◆ Task requirements ◆
Retype the records below from their first line through the line holding "const yMin = 0, yMax", including both ends and no pictures.

◆ Data rows ◆

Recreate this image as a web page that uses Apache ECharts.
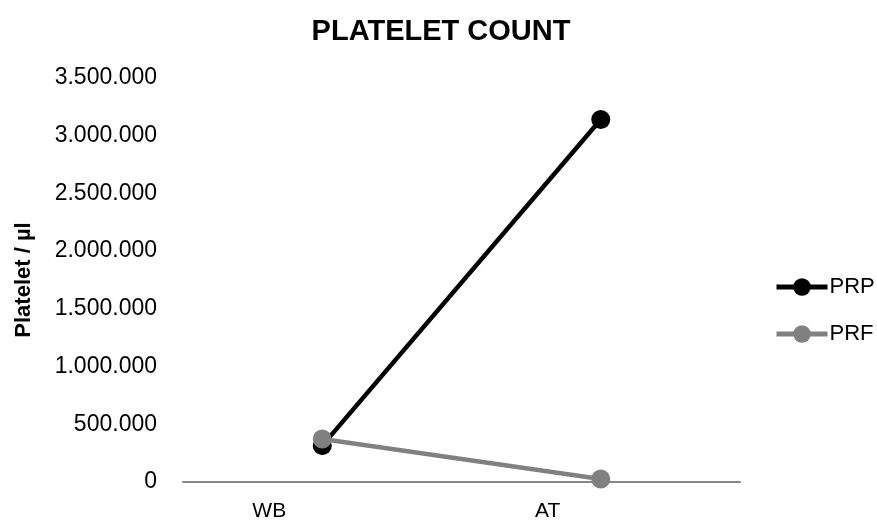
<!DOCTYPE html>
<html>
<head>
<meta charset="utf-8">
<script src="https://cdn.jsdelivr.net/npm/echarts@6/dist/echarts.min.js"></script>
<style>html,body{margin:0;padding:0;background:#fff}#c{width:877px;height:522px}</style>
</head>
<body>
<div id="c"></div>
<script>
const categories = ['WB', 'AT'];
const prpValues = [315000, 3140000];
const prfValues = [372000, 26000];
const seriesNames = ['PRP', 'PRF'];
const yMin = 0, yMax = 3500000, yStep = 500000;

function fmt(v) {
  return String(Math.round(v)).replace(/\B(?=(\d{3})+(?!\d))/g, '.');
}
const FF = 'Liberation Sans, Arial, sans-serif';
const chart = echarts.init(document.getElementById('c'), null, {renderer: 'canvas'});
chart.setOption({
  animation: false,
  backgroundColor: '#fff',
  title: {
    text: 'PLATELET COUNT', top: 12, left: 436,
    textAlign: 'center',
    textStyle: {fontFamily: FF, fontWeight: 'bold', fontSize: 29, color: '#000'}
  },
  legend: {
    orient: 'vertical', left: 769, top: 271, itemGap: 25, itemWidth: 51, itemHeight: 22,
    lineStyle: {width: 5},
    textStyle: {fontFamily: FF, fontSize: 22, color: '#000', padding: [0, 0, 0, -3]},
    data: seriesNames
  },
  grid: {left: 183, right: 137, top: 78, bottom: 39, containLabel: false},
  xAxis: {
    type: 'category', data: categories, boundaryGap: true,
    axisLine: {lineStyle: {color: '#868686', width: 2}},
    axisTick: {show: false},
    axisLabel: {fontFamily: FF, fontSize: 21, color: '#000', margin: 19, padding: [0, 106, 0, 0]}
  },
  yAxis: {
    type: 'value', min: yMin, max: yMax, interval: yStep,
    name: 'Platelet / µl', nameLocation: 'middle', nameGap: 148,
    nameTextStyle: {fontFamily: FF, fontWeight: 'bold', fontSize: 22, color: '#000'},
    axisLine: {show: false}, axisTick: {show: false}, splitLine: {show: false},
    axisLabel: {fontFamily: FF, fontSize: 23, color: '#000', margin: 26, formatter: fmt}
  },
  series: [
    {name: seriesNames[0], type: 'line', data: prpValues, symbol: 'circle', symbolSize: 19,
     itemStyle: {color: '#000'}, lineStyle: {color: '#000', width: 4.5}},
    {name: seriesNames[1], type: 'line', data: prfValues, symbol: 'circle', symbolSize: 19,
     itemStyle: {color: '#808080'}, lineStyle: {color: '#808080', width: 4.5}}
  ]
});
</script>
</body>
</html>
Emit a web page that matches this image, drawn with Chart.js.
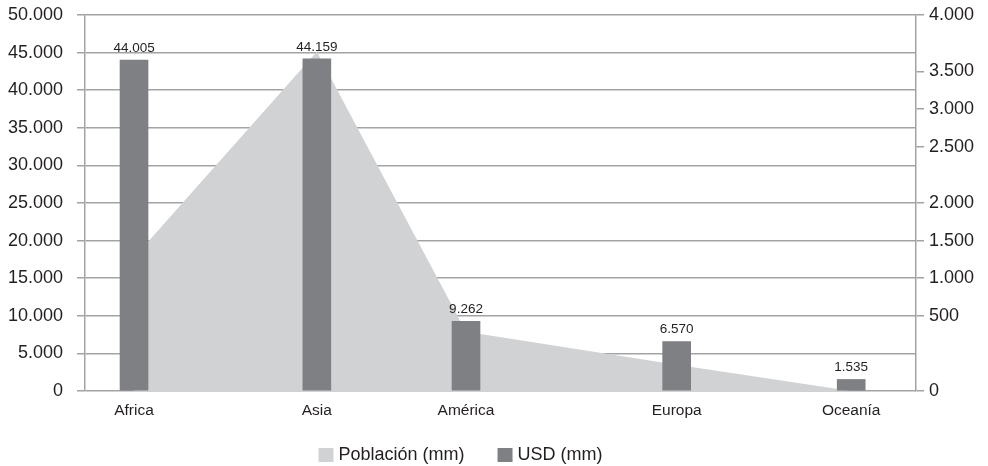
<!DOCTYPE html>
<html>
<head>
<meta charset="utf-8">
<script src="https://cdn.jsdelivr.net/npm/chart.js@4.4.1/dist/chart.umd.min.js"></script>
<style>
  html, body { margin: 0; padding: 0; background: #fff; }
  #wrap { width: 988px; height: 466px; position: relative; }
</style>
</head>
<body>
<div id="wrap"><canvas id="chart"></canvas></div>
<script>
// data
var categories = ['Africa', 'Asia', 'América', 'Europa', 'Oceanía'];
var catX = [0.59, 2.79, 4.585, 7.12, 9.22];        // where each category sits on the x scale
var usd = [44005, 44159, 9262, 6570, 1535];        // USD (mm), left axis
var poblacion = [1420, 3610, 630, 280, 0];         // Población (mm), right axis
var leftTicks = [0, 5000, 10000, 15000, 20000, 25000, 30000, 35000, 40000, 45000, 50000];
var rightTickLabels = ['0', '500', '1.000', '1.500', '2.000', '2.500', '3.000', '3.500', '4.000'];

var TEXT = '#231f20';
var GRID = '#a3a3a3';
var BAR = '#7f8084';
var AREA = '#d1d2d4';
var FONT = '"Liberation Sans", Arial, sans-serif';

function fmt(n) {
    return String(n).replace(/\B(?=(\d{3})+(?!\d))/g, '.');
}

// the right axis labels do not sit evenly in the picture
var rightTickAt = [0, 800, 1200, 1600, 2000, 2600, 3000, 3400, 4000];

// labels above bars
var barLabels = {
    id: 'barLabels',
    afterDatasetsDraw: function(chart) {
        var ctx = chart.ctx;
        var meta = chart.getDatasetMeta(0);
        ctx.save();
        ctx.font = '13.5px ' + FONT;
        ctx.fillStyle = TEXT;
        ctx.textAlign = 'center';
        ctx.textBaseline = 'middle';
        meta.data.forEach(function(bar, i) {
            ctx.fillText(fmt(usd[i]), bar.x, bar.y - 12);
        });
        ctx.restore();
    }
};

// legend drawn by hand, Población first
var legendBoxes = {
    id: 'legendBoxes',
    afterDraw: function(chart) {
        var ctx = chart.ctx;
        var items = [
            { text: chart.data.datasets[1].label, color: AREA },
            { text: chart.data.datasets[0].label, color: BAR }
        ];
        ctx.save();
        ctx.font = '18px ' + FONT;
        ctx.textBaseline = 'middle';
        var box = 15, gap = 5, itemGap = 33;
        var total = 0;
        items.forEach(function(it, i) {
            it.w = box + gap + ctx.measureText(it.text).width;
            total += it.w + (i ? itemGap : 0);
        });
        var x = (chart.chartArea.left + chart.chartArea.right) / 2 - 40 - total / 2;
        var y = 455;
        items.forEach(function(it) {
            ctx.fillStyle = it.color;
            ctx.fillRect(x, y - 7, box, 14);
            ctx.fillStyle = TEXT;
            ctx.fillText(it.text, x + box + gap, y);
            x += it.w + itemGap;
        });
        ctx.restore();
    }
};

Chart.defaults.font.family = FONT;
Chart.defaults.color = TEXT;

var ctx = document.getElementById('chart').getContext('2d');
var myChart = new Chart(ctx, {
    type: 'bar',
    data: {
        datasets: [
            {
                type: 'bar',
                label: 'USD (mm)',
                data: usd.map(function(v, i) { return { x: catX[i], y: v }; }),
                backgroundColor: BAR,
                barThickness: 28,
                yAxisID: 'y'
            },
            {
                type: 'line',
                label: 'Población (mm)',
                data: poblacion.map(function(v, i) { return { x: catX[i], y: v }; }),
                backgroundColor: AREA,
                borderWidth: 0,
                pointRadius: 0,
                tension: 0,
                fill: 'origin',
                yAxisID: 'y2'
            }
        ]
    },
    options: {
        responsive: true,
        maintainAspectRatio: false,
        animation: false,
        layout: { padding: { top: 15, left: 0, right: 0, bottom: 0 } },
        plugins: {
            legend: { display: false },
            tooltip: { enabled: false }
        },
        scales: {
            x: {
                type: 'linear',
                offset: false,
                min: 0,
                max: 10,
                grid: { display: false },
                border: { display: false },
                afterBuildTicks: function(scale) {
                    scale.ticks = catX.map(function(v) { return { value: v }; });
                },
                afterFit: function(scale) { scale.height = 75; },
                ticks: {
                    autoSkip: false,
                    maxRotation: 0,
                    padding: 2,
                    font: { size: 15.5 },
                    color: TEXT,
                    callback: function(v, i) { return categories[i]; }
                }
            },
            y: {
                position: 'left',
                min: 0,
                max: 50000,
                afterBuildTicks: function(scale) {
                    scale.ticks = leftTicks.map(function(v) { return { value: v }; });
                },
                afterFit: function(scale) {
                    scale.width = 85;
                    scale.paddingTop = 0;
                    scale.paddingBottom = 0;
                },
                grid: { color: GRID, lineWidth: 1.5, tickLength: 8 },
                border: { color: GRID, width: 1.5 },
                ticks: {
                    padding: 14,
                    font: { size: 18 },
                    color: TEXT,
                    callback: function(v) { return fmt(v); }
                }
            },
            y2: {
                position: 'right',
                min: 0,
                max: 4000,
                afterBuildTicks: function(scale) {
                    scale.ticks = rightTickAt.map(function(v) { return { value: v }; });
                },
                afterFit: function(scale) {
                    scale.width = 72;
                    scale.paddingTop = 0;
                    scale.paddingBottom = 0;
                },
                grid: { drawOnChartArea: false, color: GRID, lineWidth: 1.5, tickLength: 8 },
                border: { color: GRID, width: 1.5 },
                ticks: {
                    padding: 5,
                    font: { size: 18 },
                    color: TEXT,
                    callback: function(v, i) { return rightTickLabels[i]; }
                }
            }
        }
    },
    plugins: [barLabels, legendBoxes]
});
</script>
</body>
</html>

◆ Solution for this problem ◆
Recreate this image as a web page that uses Apache ECharts.
<!DOCTYPE html>
<html>
<head>
<meta charset="utf-8">
<script src="https://cdn.jsdelivr.net/npm/echarts@6/dist/echarts.min.js"></script>
<style>html,body{margin:0;padding:0;background:#fff}#c{width:877px;height:522px}</style>
</head>
<body>
<div id="c"></div>
<script>
const categories = ['WB', 'AT'];
const prpValues = [315000, 3140000];
const prfValues = [372000, 26000];
const seriesNames = ['PRP', 'PRF'];
const yMin = 0, yMax = 3500000, yStep = 500000;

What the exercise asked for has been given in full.